STATED TASK -> Using the listing below, please print exactly the lines from the one with "What matplotlib code" through the one with "plt.rcParams['font.family'] = ['Liberation". Leave out every picture.

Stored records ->
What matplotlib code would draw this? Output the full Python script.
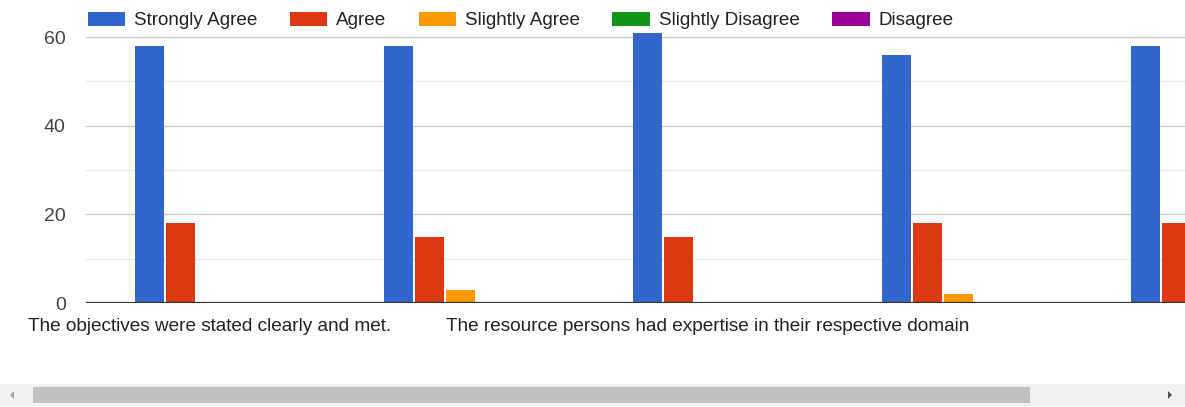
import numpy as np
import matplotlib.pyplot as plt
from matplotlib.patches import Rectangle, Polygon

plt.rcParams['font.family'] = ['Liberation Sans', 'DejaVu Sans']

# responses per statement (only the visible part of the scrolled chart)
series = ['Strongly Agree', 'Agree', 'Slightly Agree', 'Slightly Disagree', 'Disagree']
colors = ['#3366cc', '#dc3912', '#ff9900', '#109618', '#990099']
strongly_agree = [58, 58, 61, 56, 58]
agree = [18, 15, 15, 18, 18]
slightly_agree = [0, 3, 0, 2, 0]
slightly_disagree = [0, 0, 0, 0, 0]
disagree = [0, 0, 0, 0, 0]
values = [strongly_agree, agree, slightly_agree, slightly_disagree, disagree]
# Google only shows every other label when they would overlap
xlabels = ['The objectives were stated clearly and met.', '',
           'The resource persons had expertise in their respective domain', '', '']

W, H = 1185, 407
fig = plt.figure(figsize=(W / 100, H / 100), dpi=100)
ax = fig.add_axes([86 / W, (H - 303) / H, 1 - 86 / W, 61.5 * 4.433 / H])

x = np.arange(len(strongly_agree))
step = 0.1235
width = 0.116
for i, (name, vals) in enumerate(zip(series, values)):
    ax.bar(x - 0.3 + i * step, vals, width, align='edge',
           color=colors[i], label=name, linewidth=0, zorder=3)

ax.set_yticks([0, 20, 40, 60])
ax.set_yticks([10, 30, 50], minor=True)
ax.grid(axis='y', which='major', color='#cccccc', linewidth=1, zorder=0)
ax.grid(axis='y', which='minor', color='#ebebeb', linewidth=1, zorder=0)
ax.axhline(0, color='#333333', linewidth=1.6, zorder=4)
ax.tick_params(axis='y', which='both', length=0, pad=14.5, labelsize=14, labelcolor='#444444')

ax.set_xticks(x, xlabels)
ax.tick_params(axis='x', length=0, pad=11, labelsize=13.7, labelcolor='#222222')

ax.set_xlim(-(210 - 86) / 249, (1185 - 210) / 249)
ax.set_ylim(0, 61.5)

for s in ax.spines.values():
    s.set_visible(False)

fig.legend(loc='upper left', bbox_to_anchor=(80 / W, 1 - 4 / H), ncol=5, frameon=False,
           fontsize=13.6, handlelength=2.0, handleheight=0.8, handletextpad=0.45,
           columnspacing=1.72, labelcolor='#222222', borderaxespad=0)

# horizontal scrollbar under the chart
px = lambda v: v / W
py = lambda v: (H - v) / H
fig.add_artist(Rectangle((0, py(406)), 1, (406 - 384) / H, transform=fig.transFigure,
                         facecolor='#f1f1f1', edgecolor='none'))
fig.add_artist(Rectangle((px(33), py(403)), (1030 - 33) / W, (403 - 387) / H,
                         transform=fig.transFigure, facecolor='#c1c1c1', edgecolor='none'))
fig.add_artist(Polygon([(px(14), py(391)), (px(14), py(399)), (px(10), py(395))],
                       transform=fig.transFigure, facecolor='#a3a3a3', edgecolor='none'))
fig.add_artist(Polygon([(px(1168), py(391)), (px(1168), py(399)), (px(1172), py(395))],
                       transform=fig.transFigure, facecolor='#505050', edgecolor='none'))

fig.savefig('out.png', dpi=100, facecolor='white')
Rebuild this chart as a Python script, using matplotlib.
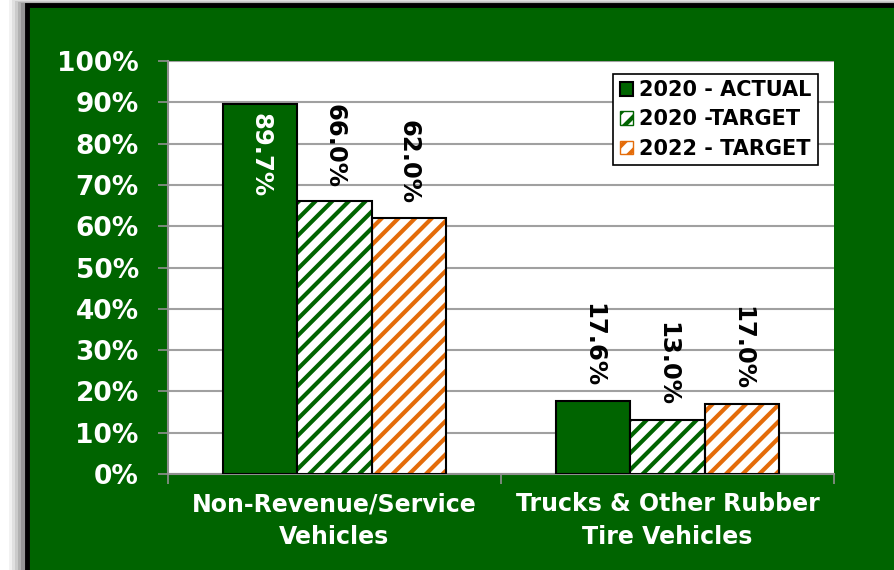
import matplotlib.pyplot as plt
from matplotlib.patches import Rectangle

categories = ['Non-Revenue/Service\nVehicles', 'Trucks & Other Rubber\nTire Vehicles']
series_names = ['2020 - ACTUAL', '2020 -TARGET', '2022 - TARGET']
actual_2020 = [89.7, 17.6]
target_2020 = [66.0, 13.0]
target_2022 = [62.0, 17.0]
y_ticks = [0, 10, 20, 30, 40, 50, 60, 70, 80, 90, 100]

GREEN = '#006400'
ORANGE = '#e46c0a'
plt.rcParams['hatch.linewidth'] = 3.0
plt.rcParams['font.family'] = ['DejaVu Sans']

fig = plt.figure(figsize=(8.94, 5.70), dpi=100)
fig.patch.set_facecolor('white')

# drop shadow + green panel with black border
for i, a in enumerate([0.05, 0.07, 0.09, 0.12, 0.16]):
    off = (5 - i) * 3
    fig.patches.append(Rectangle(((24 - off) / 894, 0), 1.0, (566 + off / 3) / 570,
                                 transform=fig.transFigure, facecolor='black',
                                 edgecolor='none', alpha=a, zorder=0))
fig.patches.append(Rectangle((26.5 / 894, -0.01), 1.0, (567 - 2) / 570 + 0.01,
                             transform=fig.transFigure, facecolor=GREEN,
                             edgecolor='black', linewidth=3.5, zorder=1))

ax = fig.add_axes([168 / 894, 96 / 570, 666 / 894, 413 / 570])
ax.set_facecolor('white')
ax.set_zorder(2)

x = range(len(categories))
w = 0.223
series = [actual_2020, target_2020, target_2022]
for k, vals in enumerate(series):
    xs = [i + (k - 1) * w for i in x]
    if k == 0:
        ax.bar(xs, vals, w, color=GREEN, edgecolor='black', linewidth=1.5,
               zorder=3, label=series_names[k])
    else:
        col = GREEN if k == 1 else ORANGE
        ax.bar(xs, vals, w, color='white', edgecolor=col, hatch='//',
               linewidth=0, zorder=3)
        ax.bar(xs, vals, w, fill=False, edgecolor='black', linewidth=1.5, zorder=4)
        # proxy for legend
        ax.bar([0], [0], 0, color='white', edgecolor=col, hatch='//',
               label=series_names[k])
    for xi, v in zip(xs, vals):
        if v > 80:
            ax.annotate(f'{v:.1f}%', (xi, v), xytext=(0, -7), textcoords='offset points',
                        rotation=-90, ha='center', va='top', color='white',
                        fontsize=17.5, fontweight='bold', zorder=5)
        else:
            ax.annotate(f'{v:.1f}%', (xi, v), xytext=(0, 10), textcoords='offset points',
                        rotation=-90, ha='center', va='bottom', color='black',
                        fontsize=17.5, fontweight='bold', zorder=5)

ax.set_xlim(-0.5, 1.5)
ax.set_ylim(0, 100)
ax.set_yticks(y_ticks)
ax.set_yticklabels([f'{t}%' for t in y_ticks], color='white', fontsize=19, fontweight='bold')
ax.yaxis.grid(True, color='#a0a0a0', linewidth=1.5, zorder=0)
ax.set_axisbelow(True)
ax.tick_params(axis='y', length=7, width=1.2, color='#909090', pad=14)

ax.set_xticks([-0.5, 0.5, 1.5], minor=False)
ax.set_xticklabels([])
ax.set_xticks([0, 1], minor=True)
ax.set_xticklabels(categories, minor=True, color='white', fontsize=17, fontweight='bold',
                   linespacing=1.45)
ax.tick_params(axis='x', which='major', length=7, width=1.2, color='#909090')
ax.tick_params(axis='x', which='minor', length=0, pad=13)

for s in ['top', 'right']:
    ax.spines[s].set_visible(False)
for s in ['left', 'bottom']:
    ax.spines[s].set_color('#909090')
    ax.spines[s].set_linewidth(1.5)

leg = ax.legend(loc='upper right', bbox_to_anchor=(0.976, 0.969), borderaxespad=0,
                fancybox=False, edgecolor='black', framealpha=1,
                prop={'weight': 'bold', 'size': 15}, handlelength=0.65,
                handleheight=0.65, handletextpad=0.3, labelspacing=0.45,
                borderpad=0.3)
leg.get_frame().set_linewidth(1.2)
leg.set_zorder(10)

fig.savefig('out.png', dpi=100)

* * *

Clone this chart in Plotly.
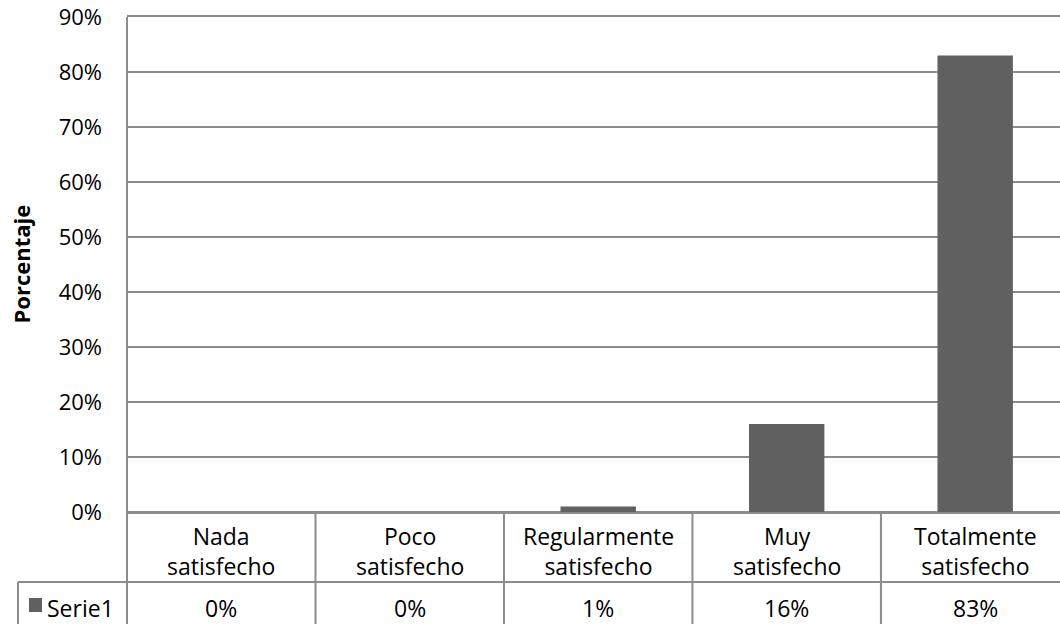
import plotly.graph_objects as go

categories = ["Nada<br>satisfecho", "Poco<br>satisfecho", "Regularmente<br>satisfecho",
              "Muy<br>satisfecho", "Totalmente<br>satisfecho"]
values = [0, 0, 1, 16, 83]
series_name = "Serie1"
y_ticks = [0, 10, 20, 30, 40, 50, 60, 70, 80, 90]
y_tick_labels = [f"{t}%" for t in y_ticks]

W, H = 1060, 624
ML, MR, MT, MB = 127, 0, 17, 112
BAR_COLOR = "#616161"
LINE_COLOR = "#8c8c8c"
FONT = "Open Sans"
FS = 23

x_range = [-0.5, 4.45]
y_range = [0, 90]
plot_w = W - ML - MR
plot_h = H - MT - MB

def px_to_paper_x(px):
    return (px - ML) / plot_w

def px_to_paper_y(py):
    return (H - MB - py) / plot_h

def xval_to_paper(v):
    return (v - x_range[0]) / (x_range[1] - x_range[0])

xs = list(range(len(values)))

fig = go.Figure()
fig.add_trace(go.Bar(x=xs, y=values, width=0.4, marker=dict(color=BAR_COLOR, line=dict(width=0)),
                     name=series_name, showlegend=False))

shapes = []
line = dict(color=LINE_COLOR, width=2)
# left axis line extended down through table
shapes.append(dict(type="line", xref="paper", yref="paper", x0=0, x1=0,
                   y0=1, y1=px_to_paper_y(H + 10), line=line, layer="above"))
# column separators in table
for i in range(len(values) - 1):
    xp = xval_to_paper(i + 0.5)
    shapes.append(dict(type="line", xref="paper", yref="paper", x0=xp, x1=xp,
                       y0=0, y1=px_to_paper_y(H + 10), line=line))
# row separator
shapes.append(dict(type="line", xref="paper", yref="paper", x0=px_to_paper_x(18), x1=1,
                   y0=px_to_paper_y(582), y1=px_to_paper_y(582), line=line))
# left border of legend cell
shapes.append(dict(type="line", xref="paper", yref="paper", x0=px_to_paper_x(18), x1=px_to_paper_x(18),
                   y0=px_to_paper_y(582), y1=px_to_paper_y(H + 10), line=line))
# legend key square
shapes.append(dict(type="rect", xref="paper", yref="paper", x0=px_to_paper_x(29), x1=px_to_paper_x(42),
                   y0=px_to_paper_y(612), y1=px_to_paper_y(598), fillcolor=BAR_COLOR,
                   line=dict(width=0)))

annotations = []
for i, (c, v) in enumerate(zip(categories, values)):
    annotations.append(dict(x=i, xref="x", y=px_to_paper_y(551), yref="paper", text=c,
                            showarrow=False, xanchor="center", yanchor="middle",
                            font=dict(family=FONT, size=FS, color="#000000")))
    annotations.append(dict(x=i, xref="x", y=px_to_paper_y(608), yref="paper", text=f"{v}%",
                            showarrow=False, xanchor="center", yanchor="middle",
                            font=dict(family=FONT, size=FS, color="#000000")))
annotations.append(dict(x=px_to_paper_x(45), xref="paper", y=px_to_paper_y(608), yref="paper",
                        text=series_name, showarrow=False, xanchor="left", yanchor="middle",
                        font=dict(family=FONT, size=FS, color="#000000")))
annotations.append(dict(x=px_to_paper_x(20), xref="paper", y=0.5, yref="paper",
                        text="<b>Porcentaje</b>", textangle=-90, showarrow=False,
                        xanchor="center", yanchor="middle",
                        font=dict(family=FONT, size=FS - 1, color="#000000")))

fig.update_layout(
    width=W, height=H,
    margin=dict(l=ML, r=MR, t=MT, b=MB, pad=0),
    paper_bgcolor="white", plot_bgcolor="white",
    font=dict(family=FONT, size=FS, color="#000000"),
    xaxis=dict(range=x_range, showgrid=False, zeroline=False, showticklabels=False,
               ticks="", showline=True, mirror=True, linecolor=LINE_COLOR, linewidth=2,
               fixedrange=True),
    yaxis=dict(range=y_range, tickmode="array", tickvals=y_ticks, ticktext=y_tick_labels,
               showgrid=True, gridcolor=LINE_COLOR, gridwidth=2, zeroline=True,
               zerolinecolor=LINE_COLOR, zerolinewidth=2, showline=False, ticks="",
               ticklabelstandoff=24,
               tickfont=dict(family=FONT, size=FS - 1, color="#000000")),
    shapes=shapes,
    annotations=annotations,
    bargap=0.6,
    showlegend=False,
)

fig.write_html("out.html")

RESPONSE TO THIS EXERCISE ->
What matplotlib code would draw this? Output the full Python script.
import numpy as np
import matplotlib.pyplot as plt
from matplotlib.patches import Rectangle, Polygon

plt.rcParams['font.family'] = ['Liberation Sans', 'DejaVu Sans']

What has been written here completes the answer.